**RECORDS SHOWN:**
========================================

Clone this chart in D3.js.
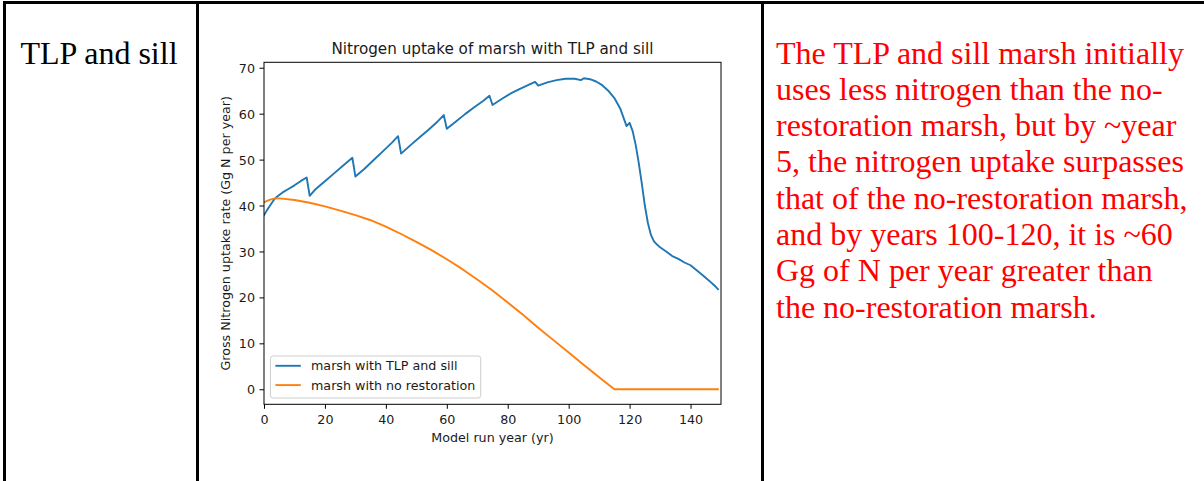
<!DOCTYPE html>
<html>
<head>
<meta charset="utf-8">
<script src="https://cdn.jsdelivr.net/npm/d3@7"></script>
<style>
  html, body { margin: 0; padding: 0; background: #fff; }
  svg { display: block; }
  .cell-text { font-family: "Liberation Serif", "Times New Roman", serif; font-size: 32px; }
  .note { fill: #ff0000; }
  .chart text { font-family: "DejaVu Sans", sans-serif; fill: #1a1a1a; }
  .tick-label { font-size: 12.7px; }
  .axis-label { font-size: 12.7px; }
  .title { font-size: 15.2px; }
  .legend-label { font-size: 12.7px; }
</style>
</head>
<body>
<div class="graphic"></div>
<script>
// ---- data ----
const rowLabel = "TLP and sill"
const chartTitle = "Nitrogen uptake of marsh with TLP and sill"
const xLabel = "Model run year (yr)"
const yLabel = "Gross Nitrogen uptake rate (Gg N per year)"
const seriesNames = ["marsh with TLP and sill", "marsh with no restoration"]

const tlpYears = [0, 1, 2, 3, 4, 6, 8, 10, 12, 14,
    15, 17, 20, 23, 26, 29,
    30, 33, 36, 39, 42, 44,
    45, 48, 51, 54, 57, 59,
    60, 63, 66, 69, 72, 74,
    75, 78, 81, 84, 87, 89,
    90, 93, 96, 99, 102, 104,
    105, 107, 109, 111, 113, 115, 117, 119,
    120, 121, 122, 123, 124, 125, 126, 127, 128, 129, 130,
    132, 134, 136, 138, 140, 142, 144, 146, 148, 149]
const tlpUptake = [37.9, 39.0, 40.0, 41.0, 41.8, 42.8, 43.6, 44.4, 45.3, 46.1,
    42.1, 43.6, 45.3, 47.0, 48.7, 50.4,
    46.3, 48.0, 49.9, 51.8, 53.7, 55.1,
    51.3, 53.1, 54.8, 56.5, 58.3, 59.7,
    56.7, 58.3, 59.9, 61.4, 62.8, 63.9,
    61.9, 63.2, 64.4, 65.4, 66.3, 66.9,
    66.1, 66.8, 67.3, 67.6, 67.6, 67.3,
    67.7, 67.5, 67.0, 66.2, 65.0, 63.4, 61.0, 57.3,
    58.0, 56.2, 53.2, 49.3, 44.8, 40.0, 36.2, 33.6, 32.2, 31.5, 30.9,
    30.0, 29.0, 28.4, 27.6, 27.0, 25.9, 24.8, 23.7, 22.5, 21.8]

const noRestYears = [0, 2, 4, 6, 10, 15, 20, 25, 30, 35, 40, 45, 50, 55, 60, 65,
    70, 75, 80, 85, 90, 95, 100, 105, 110, 115, 120, 130, 140, 149]
const noRestUptake = [40.7, 41.3, 41.6, 41.5, 41.2, 40.6, 39.8, 38.9, 37.9, 36.8, 35.4, 33.8, 32.1, 30.3, 28.3, 26.2,
    23.9, 21.5, 18.9, 16.2, 13.4, 10.7, 8.0, 5.3, 2.6, 0, 0, 0, 0, 0]

const xTicks = [0, 20, 40, 60, 80, 100, 120, 140]
const yTicks = [0, 10, 20, 30, 40, 50, 60, 70]

const noteLines = [
    "The TLP and sill marsh initially",
    "uses less nitrogen than the no-",
    "restoration marsh, but by ~year",
    "5, the nitrogen uptake surpasses",
    "that of the no-restoration marsh,",
    "and by years 100-120, it is ~60",
    "Gg of N per year greater than",
    "the no-restoration marsh."
]

const colors = ["#1f77b4", "#ff7f0e"]

const width = 1204
const height = 481

const $svg = d3.select(".graphic").append("svg")
    .attr("width", width)
    .attr("height", height)

$svg.append("rect")
    .attr("width", width)
    .attr("height", height)
    .attr("fill", "#fff")

function drawTable() {
    // thick word-table borders
    const bw = 3
    const g = $svg.append("g").attr("fill", "#000")
    g.append("rect").attr("x", 3).attr("y", 1).attr("width", width).attr("height", bw)
    g.append("rect").attr("x", 3).attr("y", 1).attr("width", bw).attr("height", height)
    g.append("rect").attr("x", 196).attr("y", 1).attr("width", bw).attr("height", height)
    g.append("rect").attr("x", 761).attr("y", 1).attr("width", bw).attr("height", height)

    $svg.append("text")
        .attr("class", "cell-text")
        .attr("x", 20.5)
        .attr("y", 63.5)
        .text(rowLabel)

    const note = $svg.append("text")
        .attr("class", "cell-text note")
        .attr("x", 776)
        .attr("y", 63.5)

    note.selectAll("tspan")
        .data(noteLines)
        .enter()
        .append("tspan")
        .attr("x", 776)
        .attr("y", (d, i) => 63.5 + i * 36.3)
        .text(d => d)
}

function drawChart() {
    const left = 264, right = 721, top = 62.3, bottom = 404.3
    const tickLen = 4.5

    const x = d3.scaleLinear().domain([0, 150]).range([left, right])
    const y = d3.scaleLinear().domain([-3.27, 71.18]).range([bottom, top])

    const chart = $svg.append("g").attr("class", "chart")

    const line = d3.line()
        .x(d => x(d[0]))
        .y(d => y(d[1]))

    const series = [
        d3.zip(tlpYears, tlpUptake),
        d3.zip(noRestYears, noRestUptake)
    ]

    chart.append("defs").append("clipPath")
        .attr("id", "plot-clip")
        .append("rect")
        .attr("x", left).attr("y", top)
        .attr("width", right - left).attr("height", bottom - top)

    chart.append("g")
        .attr("clip-path", "url(#plot-clip)")
        .selectAll("path.series")
        .data(series)
        .enter()
        .append("path")
        .attr("class", "series")
        .attr("d", line)
        .attr("fill", "none")
        .attr("stroke", (d, i) => colors[i])
        .attr("stroke-width", 1.9)
        .attr("stroke-linejoin", "round")
        .attr("stroke-linecap", "square")

    // x axis
    const xAxis = d3.axisBottom(x)
        .tickValues(xTicks)
        .tickSize(tickLen)
        .tickPadding(4.5)
        .tickFormat(d3.format("d"))

    const gx = chart.append("g")
        .attr("transform", "translate(0," + bottom + ")")
        .call(xAxis)
    gx.select(".domain").remove()
    gx.selectAll(".tick line").attr("stroke", "#000").attr("stroke-width", 1)
    gx.selectAll(".tick text")
        .attr("class", "tick-label")
        .attr("font-family", null)
        .attr("font-size", null)
        .attr("dy", "0.86em")
        .attr("fill", "#1a1a1a")

    // y axis
    const yAxis = d3.axisLeft(y)
        .tickValues(yTicks)
        .tickSize(tickLen)
        .tickPadding(4.5)
        .tickFormat(d3.format("d"))

    const gy = chart.append("g")
        .attr("transform", "translate(" + left + ",0)")
        .call(yAxis)
    gy.select(".domain").remove()
    gy.selectAll(".tick line").attr("stroke", "#000").attr("stroke-width", 1)
    gy.selectAll(".tick text")
        .attr("class", "tick-label")
        .attr("font-family", null)
        .attr("font-size", null)
        .attr("dy", "0.36em")
        .attr("fill", "#1a1a1a")

    // spines
    chart.append("rect")
        .attr("x", left).attr("y", top)
        .attr("width", right - left).attr("height", bottom - top)
        .attr("fill", "none")
        .attr("stroke", "#000")
        .attr("stroke-width", 1)

    chart.append("text")
        .attr("class", "title")
        .attr("x", (left + right) / 2)
        .attr("y", 54.3)
        .attr("text-anchor", "middle")
        .text(chartTitle)

    chart.append("text")
        .attr("class", "axis-label")
        .attr("x", (left + right) / 2)
        .attr("y", 442)
        .attr("text-anchor", "middle")
        .text(xLabel)

    chart.append("text")
        .attr("class", "axis-label")
        .attr("transform", "translate(230," + (top + bottom) / 2 + ") rotate(-90)")
        .attr("text-anchor", "middle")
        .text(yLabel)

    // legend, lower left
    const legend = chart.append("g")
    const box = legend.append("rect")
        .attr("fill", "#fff")
        .attr("fill-opacity", 0.8)
        .attr("stroke", "#cccccc")
        .attr("stroke-width", 1)
        .attr("rx", 2.5)

    const rows = legend.selectAll("g.row")
        .data(seriesNames)
        .enter()
        .append("g")
        .attr("class", "row")
        .attr("transform", (d, i) => "translate(0," + (365.8 + i * 19.3) + ")")

    rows.append("line")
        .attr("x1", 275.4).attr("x2", 300.8)
        .attr("stroke", (d, i) => colors[i])
        .attr("stroke-width", 1.9)

    rows.append("text")
        .attr("class", "legend-label")
        .attr("x", 311)
        .attr("dy", "0.36em")
        .text(d => d)

    let maxLen = 0
    rows.selectAll("text").each(function() {
        maxLen = Math.max(maxLen, this.getComputedTextLength())
    })
    box.attr("x", 270.4)
        .attr("y", 356)
        .attr("width", 311 + maxLen + 5.5 - 270.4)
        .attr("height", 398 - 356)
}

drawTable()
drawChart()
</script>
</body>
</html>
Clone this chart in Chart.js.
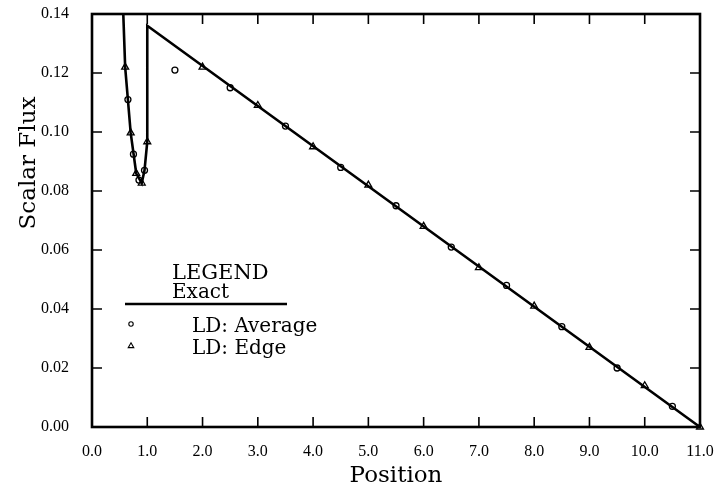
<!DOCTYPE html>
<html>
<head>
<meta charset="utf-8">
<script src="https://cdn.jsdelivr.net/npm/chart.js@4.4.1/dist/chart.umd.min.js"></script>
<style>
  html, body { margin: 0; padding: 0; background: #fff; }
  #wrap { width: 722px; height: 488px; }
</style>
</head>
<body>
<div id="wrap"><canvas id="fluxChart" width="722" height="488"></canvas></div>
<script>
// exact solution (line), values above 0.14 are cut off by the frame
const exactX = [0.5, 0.6, 0.7, 0.8, 0.9, 0.95, 1.0, 1.0, 11.0];
const exactY = [0.175, 0.122, 0.0997, 0.086, 0.0827, 0.087, 0.0967, 0.136, 0.0];

// LD cell averages (circles)
const avgX = [0.65, 0.75, 0.85, 0.95, 1.5, 2.5, 3.5, 4.5, 5.5, 6.5, 7.5, 8.5, 9.5, 10.5];
const avgY = [0.111, 0.0925, 0.0837, 0.087, 0.121, 0.115, 0.102, 0.088, 0.075, 0.061, 0.048, 0.034, 0.020, 0.007];

// LD cell edges (triangles)
const edgeX = [0.6, 0.7, 0.8, 0.9, 1.0, 2, 3, 4, 5, 6, 7, 8, 9, 10, 11];
const edgeY = [0.122, 0.0997, 0.086, 0.0827, 0.0967, 0.122, 0.109, 0.095, 0.082, 0.068, 0.054, 0.041, 0.027, 0.014, 0.0];

const seriesLabels = ['Exact', 'LD: Average', 'LD: Edge'];
const xTicks = [0, 1, 2, 3, 4, 5, 6, 7, 8, 9, 10, 11];
const yTicks = [0, 0.02, 0.04, 0.06, 0.08, 0.10, 0.12, 0.14];

const SERIF = '"DejaVu Serif", serif';
const TICK_FONT = '"Liberation Serif", serif';

function toPoints(xs, ys) {
  return xs.map((x, i) => ({ x: x, y: ys[i] }));
}

// keep the plot box where layout.padding puts it
function noLabelPadding(scale) {
  scale.paddingTop = 0;
  scale.paddingBottom = 0;
  scale.paddingLeft = 0;
  scale.paddingRight = 0;
}

// box frame, inward ticks on all four sides, y title and the legend block
const framePlugin = {
  id: 'frame',
  afterDraw(chart) {
    const ctx = chart.ctx;
    const a = chart.chartArea;
    const xs = chart.scales.x;
    const ys = chart.scales.y;
    const tl = 10;
    ctx.save();
    ctx.strokeStyle = '#000';
    ctx.lineWidth = 1.6;
    ctx.beginPath();
    xTicks.forEach(v => {
      const px = xs.getPixelForValue(v);
      ctx.moveTo(px, a.bottom); ctx.lineTo(px, a.bottom - tl);
      ctx.moveTo(px, a.top); ctx.lineTo(px, a.top + tl);
    });
    yTicks.forEach(v => {
      const py = ys.getPixelForValue(v);
      ctx.moveTo(a.left, py); ctx.lineTo(a.left + tl, py);
      ctx.moveTo(a.right, py); ctx.lineTo(a.right - tl, py);
    });
    ctx.stroke();
    ctx.lineWidth = 2.6;
    ctx.strokeRect(a.left, a.top, a.right - a.left, a.bottom - a.top);

    // y axis title
    ctx.fillStyle = '#000';
    ctx.font = '23px ' + SERIF;
    ctx.textAlign = 'center';
    ctx.textBaseline = 'middle';
    ctx.save();
    ctx.translate(29, 163);
    ctx.rotate(-Math.PI / 2);
    ctx.fillText('Scalar Flux', 0, 0);
    ctx.restore();

    // legend
    const ds = chart.data.datasets;
    ctx.textAlign = 'left';
    ctx.textBaseline = 'alphabetic';
    ctx.font = '21px ' + SERIF;
    ctx.fillText('LEGEND', 172, 279);
    ctx.font = '20px ' + SERIF;
    ctx.fillText(ds[0].label, 172, 298);
    ctx.lineWidth = ds[0].borderWidth;
    ctx.beginPath();
    ctx.moveTo(125, 304);
    ctx.lineTo(287, 304);
    ctx.stroke();
    [1, 2].forEach((i, k) => {
      const y = 324 + k * 22;
      ctx.save();
      ctx.fillStyle = 'rgba(0,0,0,0)';
      ctx.lineWidth = 1.1;
      Chart.helpers.drawPoint(ctx, {
        pointStyle: ds[i].pointStyle,
        radius: ds[i].pointRadius - 0.8,
        borderWidth: 1.1
      }, 131, y);
      ctx.restore();
      ctx.fillText(ds[i].label, 192, y + 8);
    });
    ctx.restore();
  }
};

const ctx = document.getElementById('fluxChart').getContext('2d');
new Chart(ctx, {
  type: 'scatter',
  data: {
    datasets: [
      {
        label: seriesLabels[0],
        data: toPoints(exactX, exactY),
        showLine: true,
        borderColor: '#000',
        borderWidth: 2.6,
        pointRadius: 0,
        tension: 0
      },
      {
        label: seriesLabels[1],
        data: toPoints(avgX, avgY),
        pointStyle: 'circle',
        pointRadius: 3,
        borderColor: '#000',
        borderWidth: 1.3,
        backgroundColor: 'rgba(0,0,0,0)',
        clip: false
      },
      {
        label: seriesLabels[2],
        data: toPoints(edgeX, edgeY),
        pointStyle: 'triangle',
        pointRadius: 4,
        borderColor: '#000',
        borderWidth: 1.3,
        backgroundColor: 'rgba(0,0,0,0)',
        clip: false
      }
    ]
  },
  options: {
    responsive: false,
    animation: false,
    layout: { autoPadding: false, padding: { left: 0, right: 22, top: 14, bottom: 0 } },
    plugins: {
      legend: { display: false },
      tooltip: { enabled: false }
    },
    scales: {
      x: {
        type: 'linear',
        min: 0,
        max: 11,
        grid: { display: false, drawTicks: false },
        border: { display: false },
        afterFit: (scale) => { scale.height = 61; noLabelPadding(scale); },
        afterBuildTicks: (scale) => { scale.ticks = xTicks.map(v => ({ value: v })); },
        ticks: {
          padding: 15,
          color: '#000',
          font: { family: TICK_FONT, size: 16 },
          maxRotation: 0,
          callback: (v) => Number(v).toFixed(1)
        },
        title: {
          display: true,
          text: 'Position',
          color: '#000',
          font: { family: SERIF, size: 23, lineHeight: 1 },
          padding: { top: 0, bottom: 0 }
        }
      },
      y: {
        type: 'linear',
        min: 0,
        max: 0.14,
        grid: { display: false, drawTicks: false },
        border: { display: false },
        afterFit: (scale) => { scale.width = 92; noLabelPadding(scale); },
        afterBuildTicks: (scale) => { scale.ticks = yTicks.map(v => ({ value: v })); },
        ticks: {
          padding: 23,
          color: '#000',
          font: { family: TICK_FONT, size: 16 },
          callback: (v) => Number(v).toFixed(2)
        }
      }
    }
  },
  plugins: [framePlugin]
});
</script>
</body>
</html>
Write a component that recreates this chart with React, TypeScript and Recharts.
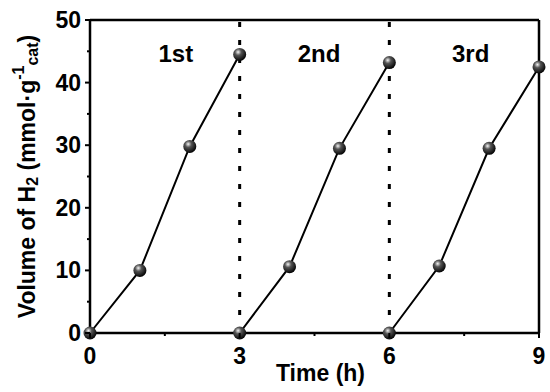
import React from 'react';
import { LineChart, Line, XAxis, YAxis, ReferenceLine, ReferenceDot, Label } from 'recharts';

const cycleHours = [0, 1, 2, 3];
const run1 = [0, 10, 29.8, 44.5];
const run2 = [0, 10.6, 29.5, 43.2];
const run3 = [0, 10.7, 29.5, 42.5];
const runOffsets = [0, 3, 6];
const runNames = ['1st', '2nd', '3rd'];
const runLabelX = [1.72, 4.59, 7.63];
const runLabelY = 44.7;
const xTicks = [0, 1.5, 3, 4.5, 6, 7.5, 9];
const xLabels = [0, 3, 6, 9];
const yTicks = [0, 5, 10, 15, 20, 25, 30, 35, 40, 45, 50];
const yLabels = [0, 10, 20, 30, 40, 50];
const dividers = [3, 6];

const FONT = '"Liberation Sans", Arial, sans-serif';

const series = [run1, run2, run3].map((vals, i) =>
  cycleHours.map((h, j) => ({ t: h + runOffsets[i], v: vals[j] }))
);

const Ball = (props: any) => {
  const { cx, cy } = props;
  if (cx == null || cy == null) return null;
  return <circle cx={cx} cy={cy} r={6.5} fill="url(#ball)" />;
};

const XTick = ({ x, y, payload }: any) => {
  const major = xLabels.includes(payload.value);
  return (
    <g>
      <line x1={x} x2={x} y1={y - 2} y2={y - 2 + (major ? 5 : 3)} stroke="#000" strokeWidth={2} />
      {major && (
        <text x={x} y={y + 29} textAnchor="middle" fontFamily={FONT} fontWeight="bold" fontSize={23} fill="#000">
          {payload.value}
        </text>
      )}
    </g>
  );
};

const YTick = ({ x, y, payload }: any) => {
  const major = yLabels.includes(payload.value);
  return (
    <g>
      <line x1={x + 2} x2={x + 2 - (major ? 5 : 3)} y1={y} y2={y} stroke="#000" strokeWidth={2} />
      {major && (
        <text x={x - 7} y={y + 8} textAnchor="end" fontFamily={FONT} fontWeight="bold" fontSize={23} fill="#000">
          {payload.value}
        </text>
      )}
    </g>
  );
};

const YTitle = ({ viewBox }: any) => {
  const cx = 27;
  const cy = viewBox.y + viewBox.height / 2;
  return (
    <text
      x={cx}
      y={cy}
      transform={`rotate(-90 ${cx} ${cy})`}
      textAnchor="middle"
      dominantBaseline="central"
      fontFamily={FONT}
      fontWeight="bold"
      fontSize={23}
      fill="#000"
    >
      Volume of H
      <tspan fontSize={16} dy={5}>2</tspan>
      <tspan dy={-5}> (mmol·g</tspan>
      <tspan fontSize={16} dy={-9}>-1</tspan>
      <tspan fontSize={16} dy={14}>cat</tspan>
      <tspan dy={-5}>)</tspan>
    </text>
  );
};

const RunLabel = (name: string) => (props: any) => (
  <text
    x={props.cx}
    y={props.cy}
    textAnchor="middle"
    dominantBaseline="central"
    fontFamily={FONT}
    fontWeight="bold"
    fontSize={24}
    fill="#000"
  >
    {name}
  </text>
);

export default function App() {
  return (
    <div style={{ position: 'absolute', left: 0, top: 0, background: '#fff' }}>
      <LineChart width={550} height={392} margin={{ top: 20, right: 11, left: 0, bottom: 0 }}>
        <defs>
          <radialGradient id="ball" cx="0.38" cy="0.32" r="0.7">
            <stop offset="0" stopColor="#f4f4f4" />
            <stop offset="0.35" stopColor="#555" />
            <stop offset="1" stopColor="#000" />
          </radialGradient>
        </defs>
        <XAxis
          dataKey="t"
          type="number"
          domain={[0, 9]}
          ticks={xTicks}
          interval={0}
          allowDuplicatedCategory={false}
          height={59}
          stroke="#000"
          strokeWidth={2.5}
          tickLine={false}
          tick={<XTick />}
          tickSize={0}
        >
          <Label
            value="Time (h)"
            position="insideBottom"
            offset={11}
            style={{ fontFamily: FONT, fontWeight: 'bold', fontSize: 23, fill: '#000' }}
            dx={6}
          />
        </XAxis>
        <YAxis
          type="number"
          domain={[0, 50]}
          ticks={yTicks}
          interval={0}
          width={90}
          stroke="#000"
          strokeWidth={2.5}
          tickLine={false}
          tick={<YTick />}
          tickSize={0}
        >
          <Label content={<YTitle />} />
        </YAxis>
        <ReferenceLine y={50} stroke="#000" strokeWidth={2.5} />
        <ReferenceLine x={9} stroke="#000" strokeWidth={2.5} />
        {dividers.map((d) => (
          <ReferenceLine key={d} x={d} stroke="#000" strokeWidth={3} strokeDasharray="5 13" />
        ))}
        {runNames.map((n, i) => (
          <ReferenceDot key={n} x={runLabelX[i]} y={runLabelY} shape={RunLabel(n)} />
        ))}
        {series.map((d, i) => (
          <Line
            key={i}
            data={d}
            dataKey="v"
            stroke="#000"
            strokeWidth={2}
            dot={<Ball />}
            activeDot={false}
            isAnimationActive={false}
          />
        ))}
      </LineChart>
    </div>
  );
}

========================================

**EXERCISE DIRECTIONS:**
Leave out every line without the string "that" and copy the rest.

**EXERCISE RESPONSE:**
    "that of the no-restoration marsh,",
Write a component that recreates this chart with React, TypeScript and Recharts.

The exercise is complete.